SUPPLIED DATA »
-.-.-

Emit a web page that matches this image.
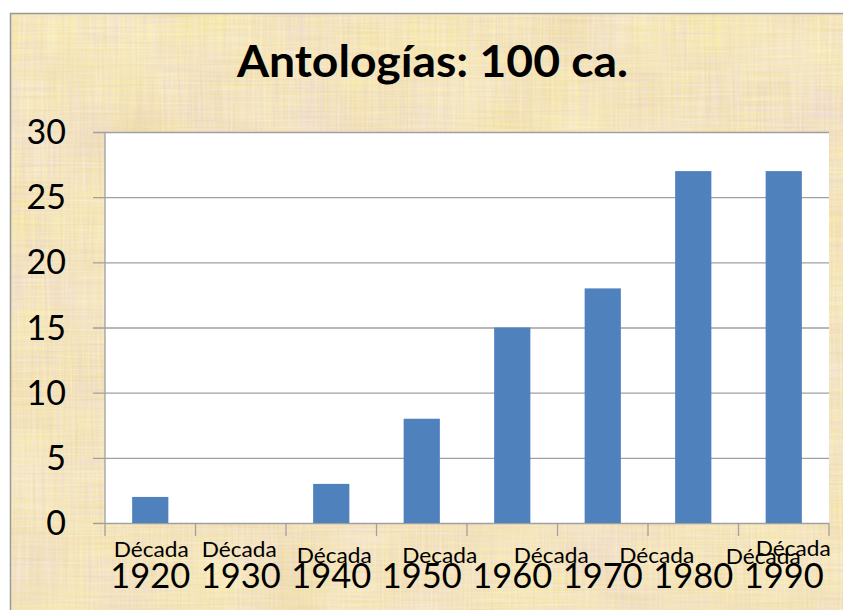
<!DOCTYPE html>
<html>
<head>
<meta charset="utf-8">
<script src="https://cdn.jsdelivr.net/npm/d3@7"></script>
<style>
  html, body { margin: 0; padding: 0; background: #ffffff; }
  svg { display: block; }
  text { font-family: Lato, "Open Sans", sans-serif; fill: #000; }
</style>
</head>
<body>
<div id="main-chart"></div>
<script>
const title = "Antologías: 100 ca.";
const decades = ["1920", "1930", "1940", "1950", "1960", "1970", "1980", "1990"];
const decadeWords = ["Década", "Década", "Década", "Decada", "Década", "Década", "Década", "Década"];
const counts = [2, 0, 3, 8, 15, 18, 27, 27];
const yTicks = [0, 5, 10, 15, 20, 25, 30];

// the "Década" boxes sit a bit off in the original slide
const wordShift = [1, -1.5, 3, 18, 39, 54, 70, 9.5];
const wordDrop = [0, 0, 6, 6, 6, 6, 7, -1];

const width = 843;
const height = 610;
const plot = { left: 105, right: 829, top: 132, bottom: 523 };
const tickLen = 12;

const svg = d3
  .select("#main-chart")
  .append("svg")
  .attr("width", width)
  .attr("height", height);

// parchment texture
const defs = svg.append("defs");
const filter = defs
  .append("filter")
  .attr("id", "paper")
  .attr("x", 0)
  .attr("y", 0)
  .attr("width", "100%")
  .attr("height", "100%");
filter
  .append("feTurbulence")
  .attr("type", "fractalNoise")
  .attr("baseFrequency", "0.45 0.015")
  .attr("numOctaves", 2)
  .attr("seed", 3)
  .attr("result", "v");
filter
  .append("feTurbulence")
  .attr("type", "fractalNoise")
  .attr("baseFrequency", "0.015 0.45")
  .attr("numOctaves", 2)
  .attr("seed", 8)
  .attr("result", "h");
filter
  .append("feTurbulence")
  .attr("type", "fractalNoise")
  .attr("baseFrequency", "0.012")
  .attr("numOctaves", 2)
  .attr("seed", 5)
  .attr("result", "m");
filter
  .append("feComposite")
  .attr("in", "v")
  .attr("in2", "h")
  .attr("operator", "arithmetic")
  .attr("k2", 0.5)
  .attr("k3", 0.5)
  .attr("result", "n");
filter
  .append("feComposite")
  .attr("in", "n")
  .attr("in2", "m")
  .attr("operator", "arithmetic")
  .attr("k2", 0.7)
  .attr("k3", 0.3)
  .attr("result", "nm");
filter
  .append("feColorMatrix")
  .attr("in", "nm")
  .attr("type", "matrix")
  .attr(
    "values",
    "0.25 0 0 0 0.775  0.40 0 0 0 0.575  0.05 0.65 0 0 0.16  0 0 0 0 1"
  );

svg
  .append("rect")
  .attr("x", 10)
  .attr("y", 13)
  .attr("width", width)
  .attr("height", height)
  .attr("filter", "url(#paper)");
svg
  .append("rect")
  .attr("x", 10.5)
  .attr("y", 13.5)
  .attr("width", width + 10)
  .attr("height", height + 10)
  .attr("fill", "none")
  .attr("stroke", "#999999")
  .attr("stroke-width", 1.5);

svg
  .append("text")
  .attr("x", 432.5)
  .attr("y", 77)
  .attr("text-anchor", "middle")
  .attr("font-weight", "bold")
  .attr("font-size", 44)
  .attr("textLength", 391)
  .attr("lengthAdjust", "spacingAndGlyphs")
  .text(title);

const xScale = d3
  .scaleBand()
  .domain(decades)
  .range([plot.left, plot.right])
  .padding(0);

const yScale = d3
  .scaleLinear()
  .domain([0, 30])
  .range([plot.bottom, plot.top]);

svg
  .append("rect")
  .attr("x", plot.left)
  .attr("y", plot.top)
  .attr("width", plot.right - plot.left)
  .attr("height", plot.bottom - plot.top)
  .attr("fill", "#ffffff");

// gridlines + left ticks, drawn from the tick start to the right edge
const yAxis = d3
  .axisRight(yScale)
  .tickValues(yTicks)
  .tickSize(plot.right - plot.left + tickLen)
  .tickFormat("");

svg
  .append("g")
  .attr("transform", `translate(${plot.left - tickLen}, 0)`)
  .call(yAxis)
  .call((g) => {
    g.select(".domain").remove();
    g.selectAll("line").attr("stroke", "#a0a0a0").attr("stroke-width", 1.3);
  });

svg
  .append("g")
  .selectAll("text")
  .data(yTicks)
  .join("text")
  .attr("x", 66)
  .attr("y", (d) => yScale(d) + 12)
  .attr("text-anchor", "end")
  .attr("font-size", 34)
  .text((d) => d);

svg
  .append("line")
  .attr("x1", plot.left)
  .attr("x2", plot.left)
  .attr("y1", plot.top)
  .attr("y2", plot.bottom)
  .attr("stroke", "#a0a0a0")
  .attr("stroke-width", 1.3);

// bars
const barW = xScale.bandwidth() * 0.4;
svg
  .append("g")
  .selectAll("rect")
  .data(counts)
  .join("rect")
  .attr("x", (d, i) => xScale(decades[i]) + (xScale.bandwidth() - barW) / 2)
  .attr("y", (d) => yScale(d))
  .attr("width", barW)
  .attr("height", (d) => yScale(0) - yScale(d))
  .attr("fill", "#4f81bd");

// x ticks at category boundaries
svg
  .append("g")
  .selectAll("line")
  .data(decades.concat(["end"]))
  .join("line")
  .attr("x1", (d, i) => plot.left + i * xScale.step())
  .attr("x2", (d, i) => plot.left + i * xScale.step())
  .attr("y1", plot.bottom)
  .attr("y2", plot.bottom + 13)
  .attr("stroke", "#a0a0a0")
  .attr("stroke-width", 1.3);

const catCenter = (i) => xScale(decades[i]) + xScale.bandwidth() / 2;

svg
  .append("g")
  .selectAll("text")
  .data(decadeWords)
  .join("text")
  .attr("x", (d, i) => catCenter(i) + wordShift[i])
  .attr("y", (d, i) => 557 + wordDrop[i])
  .attr("text-anchor", "middle")
  .attr("font-size", 21)
  .attr("textLength", 75)
  .attr("lengthAdjust", "spacingAndGlyphs")
  .text((d) => d);

svg
  .append("g")
  .selectAll("text")
  .data(decades)
  .join("text")
  .attr("x", (d, i) => catCenter(i))
  .attr("y", 588)
  .attr("text-anchor", "middle")
  .attr("font-size", 35)
  .attr("textLength", 80)
  .attr("lengthAdjust", "spacingAndGlyphs")
  .text((d) => d);
</script>
</body>
</html>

-.-.-

WORK TO BE COMPLETED »
From the first line above down to the line with "const yTicks = [0, 5, 10, 15, 20, 25, 30];", reproduce every line and no others, omitting pictures.

RESULT BELOW »
Emit a web page that matches this image.
<!DOCTYPE html>
<html>
<head>
<meta charset="utf-8">
<script src="https://cdn.jsdelivr.net/npm/d3@7"></script>
<style>
  html, body { margin: 0; padding: 0; background: #ffffff; }
  svg { display: block; }
  text { font-family: Lato, "Open Sans", sans-serif; fill: #000; }
</style>
</head>
<body>
<div id="main-chart"></div>
<script>
const title = "Antologías: 100 ca.";
const decades = ["1920", "1930", "1940", "1950", "1960", "1970", "1980", "1990"];
const decadeWords = ["Década", "Década", "Década", "Decada", "Década", "Década", "Década", "Década"];
const counts = [2, 0, 3, 8, 15, 18, 27, 27];
const yTicks = [0, 5, 10, 15, 20, 25, 30];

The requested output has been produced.